Working Some Things Out

To grow means to develop. To develop means to go from one stage to the next stage in the growth process: from simple to complex.

We can look at our lives in terms of natural growth. We all start out as babies who, as we grow over the years, learn talk, walk, feed oursleves and all the rest of that developmental stuff.

We begin as selfish beings who only thing about ourselves and what we need to make it through the day. Hopefully over the years, we develop a heart for other people and their needs and we begin the process of learning to share.

I remember a time during my hippy days in San Francisco and Seattle in the late sixties, where I would buy a bag of assorted penny candy before going to a music festival or other gathering. I had discovered that giving things away not only gave me something to do but made people happy in the process.
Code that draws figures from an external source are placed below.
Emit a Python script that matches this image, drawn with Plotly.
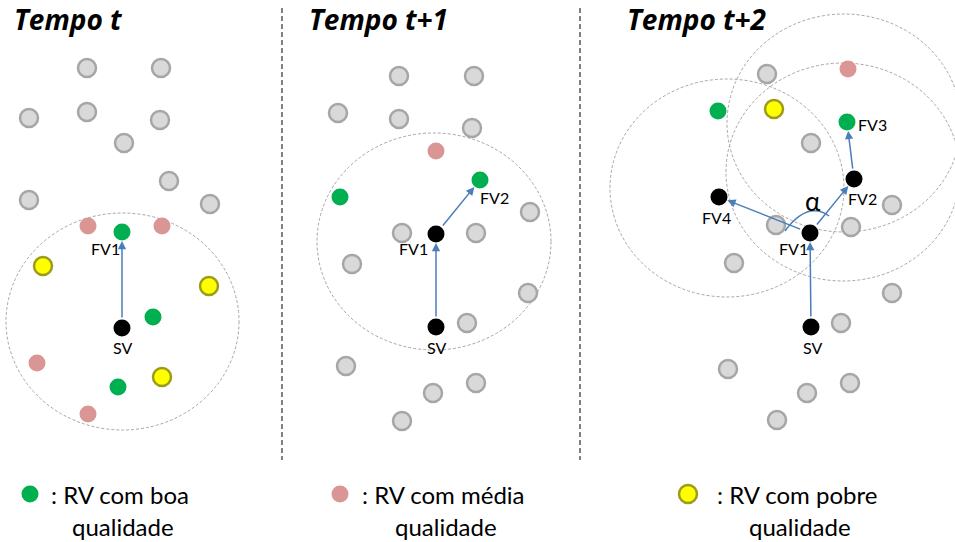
import plotly.graph_objects as go

# ---------------- data (pixel-space coordinates of the diagram) ----------------
titles = ["Tempo t", "Tempo t+1", "Tempo t+2"]
title_x = [12, 307, 625]

# Panel 1 (Tempo t)
p1_gray_x = [87, 161, 29, 87, 160, 124, 169, 29, 210]
p1_gray_y = [68, 68, 118, 112, 120, 143, 181, 200, 204]
p1_pink_x = [88, 162, 37, 88]
p1_pink_y = [226, 226, 363, 414]
p1_green_x = [122, 153, 118]
p1_green_y = [232, 317, 387]
p1_yellow_x = [43, 209, 162]
p1_yellow_y = [266, 286, 377]
p1_black_x = [122]
p1_black_y = [328]

# Panel 2 (Tempo t+1)
p2_gray_x = [399, 474, 338, 399, 472, 530, 402, 476, 352, 528, 467, 346, 476, 433, 402]
p2_gray_y = [76, 76, 113, 119, 128, 212, 233, 233, 264, 293, 323, 366, 383, 393, 421]
p2_pink_x = [436]
p2_pink_y = [151]
p2_green_x = [340, 480]
p2_green_y = [197, 180]
p2_black_x = [436, 436]
p2_black_y = [234, 327]

# Panel 3 (Tempo t+2)
p3_gray_x = [767, 811, 776, 851, 892, 734, 892, 841, 728, 807, 850, 777]
p3_gray_y = [74, 143, 225, 227, 205, 263, 293, 323, 369, 393, 383, 420]
p3_pink_x = [848]
p3_pink_y = [69]
p3_green_x = [718, 847]
p3_green_y = [111, 122]
p3_yellow_x = [774]
p3_yellow_y = [109]
p3_black_x = [719, 854, 810, 811]
p3_black_y = [197, 179, 233, 327]

# communication ranges: centre x, centre y, radius x, radius y
range_cx = [122.5, 434, 727, 844, 843]
range_cy = [321.5, 241.5, 188, 123, 172]
range_rx = [116.5, 117, 117, 117, 117]
range_ry = [108.5, 108.5, 109, 109, 109]

# arrows: from (x0,y0) to (x1,y1) node centres
arrow_x0 = [122, 436, 436, 811, 810, 854, 810]
arrow_y0 = [328, 327, 234, 327, 233, 179, 233]
arrow_x1 = [122, 436, 480, 810, 854, 847, 719]
arrow_y1 = [232, 234, 180, 233, 179, 122, 197]

# node labels
label_text = ["FV1", "SV", "FV1", "FV2", "SV", "FV1", "FV2", "FV3", "FV4", "SV"]
label_x = [105, 122, 413, 494, 436, 793, 862, 872, 716, 812]
label_y = [248, 347, 248, 197, 347, 248, 198, 124, 217, 347]

# legend
legend_text1 = [": RV com boa", ": RV com média", ": RV com pobre"]
legend_text2 = ["qualidade", "qualidade", "qualidade"]
legend_marker_x = [30, 340, 688]
legend_center_x = [120, 443, 797]

# ---------------- styles ----------------
FONT = "Lato, Carlito, 'Liberation Sans', sans-serif"
TITLE_FONT = "'Open Sans', Lato, sans-serif"
GRAY_FILL, GRAY_LINE = "#d9d9d9", "#a6a6a6"
PINK = "#d99694"
GREEN = "#00b050"
YELLOW, YELLOW_LINE = "#ffff00", "#9c9c1c"
BLUE = "#4a7ebb"

fig = go.Figure()

def dots(xs, ys, fill, line=None, lw=0, size=17):
    fig.add_trace(go.Scatter(
        x=xs, y=ys, mode="markers", hoverinfo="skip", showlegend=False,
        marker=dict(size=size, color=fill,
                    line=dict(color=line or fill, width=lw))))

for xs, ys in [(p1_gray_x, p1_gray_y), (p2_gray_x, p2_gray_y), (p3_gray_x, p3_gray_y)]:
    dots(xs, ys, GRAY_FILL, GRAY_LINE, 2.5, 18)
for xs, ys in [(p1_pink_x, p1_pink_y), (p2_pink_x, p2_pink_y), (p3_pink_x, p3_pink_y)]:
    dots(xs, ys, PINK)
for xs, ys in [(p1_green_x, p1_green_y), (p2_green_x, p2_green_y), (p3_green_x, p3_green_y)]:
    dots(xs, ys, GREEN)
for xs, ys in [(p1_yellow_x, p1_yellow_y), (p3_yellow_x, p3_yellow_y)]:
    dots(xs, ys, YELLOW, YELLOW_LINE, 2.5, 18)
for xs, ys in [(p1_black_x, p1_black_y), (p2_black_x, p2_black_y), (p3_black_x, p3_black_y)]:
    dots(xs, ys, "#000000", size=17)

# legend markers
dots(legend_marker_x[:1], [494], GREEN)
dots(legend_marker_x[1:2], [494], PINK)
dots(legend_marker_x[2:], [494], YELLOW, YELLOW_LINE, 2.5, 18)

shapes = []
for cx, cy, rx, ry in zip(range_cx, range_cy, range_rx, range_ry):
    shapes.append(dict(type="circle", xref="x", yref="y",
                       x0=cx - rx, x1=cx + rx, y0=cy - ry, y1=cy + ry,
                       line=dict(color="#a6a6a6", width=1, dash="3px,2px"), layer="below"))
for xv in [282, 580]:
    shapes.append(dict(type="line", xref="x", yref="y", x0=xv, x1=xv, y0=8, y1=460,
                       line=dict(color="#404040", width=1.3, dash="5px,3px")))
# angle alpha arc
shapes.append(dict(type="path", xref="x", yref="y",
                   path="M 785 231 Q 807.5 200.5 829 216",
                   line=dict(color=BLUE, width=1.5)))

annotations = []
R = 9
for x0, y0, x1, y1 in zip(arrow_x0, arrow_y0, arrow_x1, arrow_y1):
    dx, dy = x1 - x0, y1 - y0
    d = (dx * dx + dy * dy) ** 0.5
    ux, uy = dx / d, dy / d
    annotations.append(dict(x=x1 - ux * R, y=y1 - uy * R, ax=x0 + ux * R, ay=y0 + uy * R,
                            xref="x", yref="y", axref="x", ayref="y", text="",
                            showarrow=True, arrowhead=2, arrowsize=1.1, arrowwidth=1.5,
                            arrowcolor=BLUE, standoff=0, startstandoff=0))

for t, xv in zip(titles, title_x):
    annotations.append(dict(x=xv, y=19, xref="x", yref="y", text="<b><i>%s</i></b>" % t,
                            xanchor="left", yanchor="middle", showarrow=False,
                            font=dict(family=TITLE_FONT, size=28, color="#000000")))

for t, xv, yv in zip(label_text, label_x, label_y):
    annotations.append(dict(x=xv, y=yv, xref="x", yref="y", text=t, showarrow=False,
                            xanchor="center", yanchor="middle",
                            font=dict(family=FONT, size=16, color="#000000")))
annotations.append(dict(x=813, y=201, xref="x", yref="y", text="α", showarrow=False,
                        xanchor="center", yanchor="middle",
                        font=dict(family=FONT, size=26, color="#000000")))

for t1, t2, cx in zip(legend_text1, legend_text2, legend_center_x):
    annotations.append(dict(x=cx, y=494, xref="x", yref="y", text=t1, showarrow=False,
                            xanchor="center", yanchor="middle",
                            font=dict(family=FONT, size=24, color="#000000")))
    annotations.append(dict(x=cx + 3, y=526, xref="x", yref="y", text=t2, showarrow=False,
                            xanchor="center", yanchor="middle",
                            font=dict(family=FONT, size=24, color="#000000")))

fig.update_layout(
    width=955, height=542, margin=dict(l=0, r=0, t=0, b=0),
    paper_bgcolor="#ffffff", plot_bgcolor="#ffffff",
    xaxis=dict(range=[0, 955], visible=False, fixedrange=True),
    yaxis=dict(range=[542, 0], visible=False, fixedrange=True),
    shapes=shapes, annotations=annotations, showlegend=False,
)

fig.write_html("out.html", config={"displayModeBar": False},
               post_script="document.body.style.margin='0';document.body.style.overflow='hidden';")
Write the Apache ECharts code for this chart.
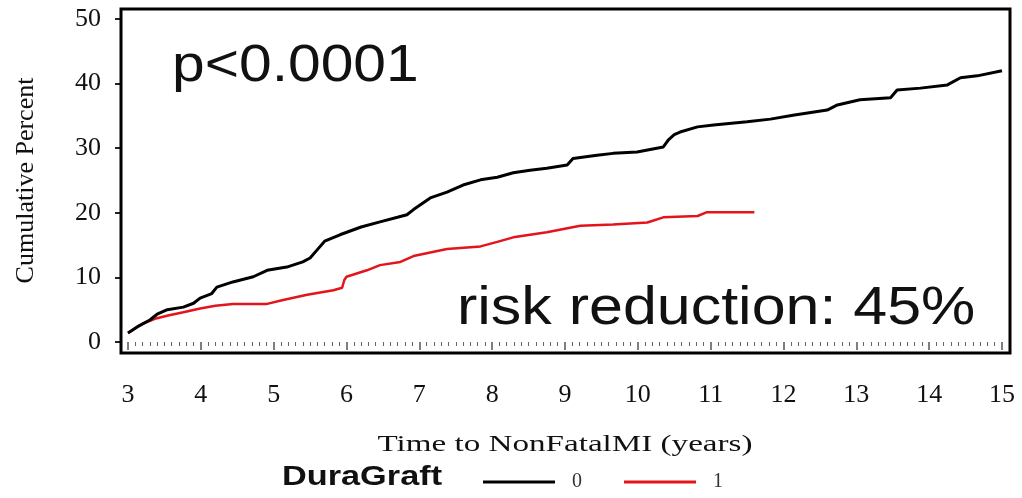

So, I would wander around and pass out candy to the people attending the events. Not only did this help me meet people and overcome my tendancy to hang by myself, but it gave me an identity within that group of people. It was what we now call a win-win situation.

One of the great lies of our generation is that we will reach a point where we have it all figured out. The farther along the path of life we travel, the more we begin to understand that we only understand in part. It is like the bible says when it talks about seeing life as in a darkened mirror…that we can only know things in part during this life time (1 Corinthians 13:12 (King James Version).
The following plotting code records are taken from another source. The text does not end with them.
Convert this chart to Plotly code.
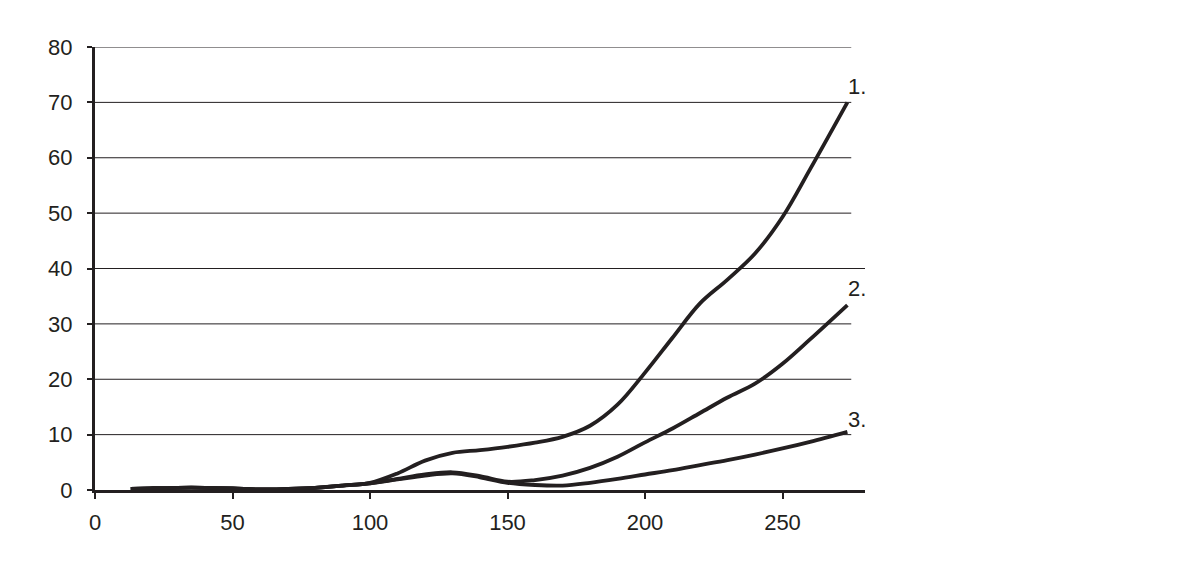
import plotly.graph_objects as go

xs_common = [13, 20, 30, 40, 50, 60, 70, 80, 90, 100, 110, 120, 130, 140, 150, 160, 170, 180,
             190, 200, 210, 220, 230, 240, 250, 260, 273.6]

y1 = [0.2, 0.3, 0.4, 0.4, 0.3, 0.1, 0.2, 0.4, 0.8, 1.3, 3.0, 5.3, 6.7, 7.2, 7.8, 8.55, 9.6, 11.6,
      15.4, 21.2, 27.5, 33.7, 38.0, 42.7, 49.3, 57.9, 70.0]
y2 = [0.2, 0.3, 0.4, 0.4, 0.3, 0.1, 0.2, 0.4, 0.8, 1.2, 2.0, 2.8, 3.2, 2.5, 1.5, 1.8, 2.6, 4.0,
      6.0, 8.6, 11.1, 13.9, 16.7, 19.2, 22.8, 27.2, 33.4]
y3 = [0.2, 0.3, 0.4, 0.4, 0.3, 0.1, 0.2, 0.4, 0.8, 1.2, 1.9, 2.6, 3.0, 2.3, 1.3, 0.9, 0.8, 1.3,
      2.0, 2.8, 3.6, 4.5, 5.4, 6.4, 7.5, 8.7, 10.5]

labels = ["1.", "2.", "3."]
label_y = [72.8, 36.3, 12.8]
grid_vals = [10, 20, 30, 40, 50, 60, 70, 80]

ink = "#231f20"
fnt = dict(family="Liberation Sans, Arial", size=22, color=ink)
fig = go.Figure()
for ys in [y1, y2, y3]:
    fig.add_trace(go.Scatter(x=xs_common, y=ys, mode="lines",
                             line=dict(color=ink, width=3.8, shape="spline", smoothing=1.0),
                             showlegend=False, hoverinfo="skip"))

for g in grid_vals:
    fig.add_shape(type="line", xref="x", yref="y", x0=0, x1=280 if g == 40 else 275,
                  y0=g, y1=g, line=dict(color=ink, width=1), layer="below")

for lab, ly in zip(labels, label_y):
    fig.add_annotation(x=277, y=ly, text=lab, showarrow=False, xref="x", yref="y", font=fnt)

fig.update_layout(
    width=1199, height=562,
    margin=dict(l=95, r=334, t=47, b=72),
    paper_bgcolor="white", plot_bgcolor="white",
    font=fnt,
    xaxis=dict(range=[0, 280], tickvals=[0, 50, 100, 150, 200, 250], showgrid=False,
               zeroline=False, showline=True, linecolor=ink, linewidth=3, tickfont=fnt,
               ticks="outside", ticklen=6, tickwidth=2, tickcolor=ink, ticklabelstandoff=5),
    yaxis=dict(range=[0, 80], tickvals=[0, 10, 20, 30, 40, 50, 60, 70, 80], showgrid=False,
               zeroline=False, showline=True, linecolor=ink, linewidth=3, tickfont=fnt,
               ticks="outside", ticklen=5, tickwidth=2, tickcolor=ink, ticklabelstandoff=10),
)
fig.write_html("out.html")
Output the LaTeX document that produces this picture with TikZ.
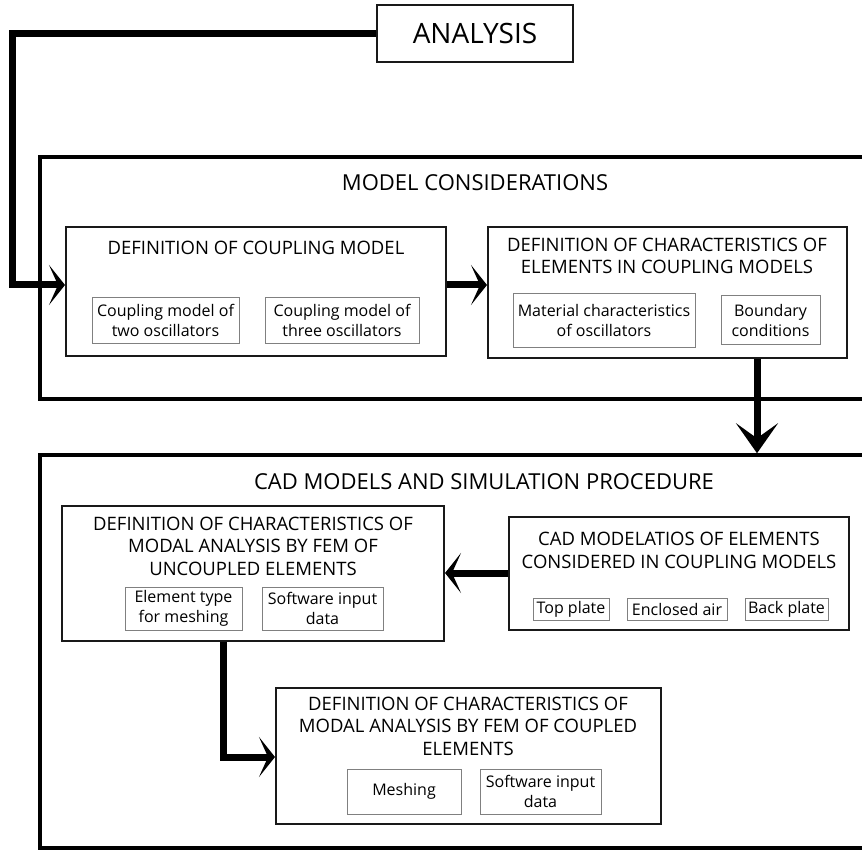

Back to growth. I don’t think that any of us fully embrace growth—anyway not in the sense that it becomes a welcome part of our lives. Growth is hard. It is like that other bible story about the potter forming the clay into a vessel that can be used. There is a lot of pressure invloved in becoming a cup or a bowl that will hold something valuable. And when there is a flaw in the design, it is back to the pug mill to be softened so that the clay can be used again.

Then there is the fire. In order to make gold and silver usable, the impurities must be burned off until the refiner can see his face in the pure metal.
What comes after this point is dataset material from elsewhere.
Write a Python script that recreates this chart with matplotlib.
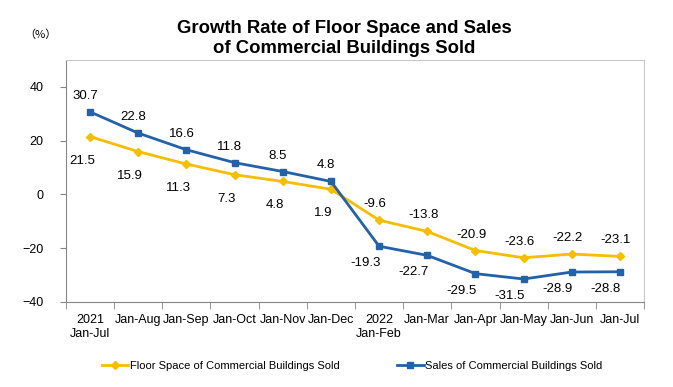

The climate for growth has to be good as well. It is like the daffodil in the spring time as the ground begins to warm. Have you ever wondered what it must feel like to push your head through all that still cold but almost softened earth. Just to get to the sun where growth can really begin as photosynthesis takes over.

Take it from me, it is not often that we go from mountain top to moutain top without having to travel through the valley to get there.

One thing I have learned and that painfully as well. To really grow we must get out of the boxes we find ourselves in and allow ourselves to be planted in different soil. This story is true as I watch my wife transplant an Aloe plant that has grown much to big for its container. She gets a bigger container and fills it with dirt and pulls the plant to be transplanted out of its comfortable place, dirt still clinging to the roots, and places it in the new pot with soil that will allow it to grow bigger and flourish.

Another agricultural example of growth is found in that bible story about the gardener having to prune back the tree branches in order for it to bear more fruit. In real life this is accomplished by bad weather as well. Without a frost killing some of the buds on an apple tree, the tree will produce lots of little apples which are not worth a whole lot. When nature is in balance, some buds are left to produce good fruit—when it’s not, the harvest is hurt and the price of fruit goes way up.

I don’t remember who said that knowledge does not necessitate growth, but they were right. You can read all about it and think that you understand it, but when push comes to shove, it is only by giving yourself over to the growth process that anything really happens.

It is interesting that this is where I ended up today as I began the process of journaling. I wanted to talk about prophesy and church structure; about the divide that we have put between leaders and laity and the bigger space between what we have tradtionally done on Sunday and what happens on Monday.

But, I will leave that for another time. This is as far as I can ride today.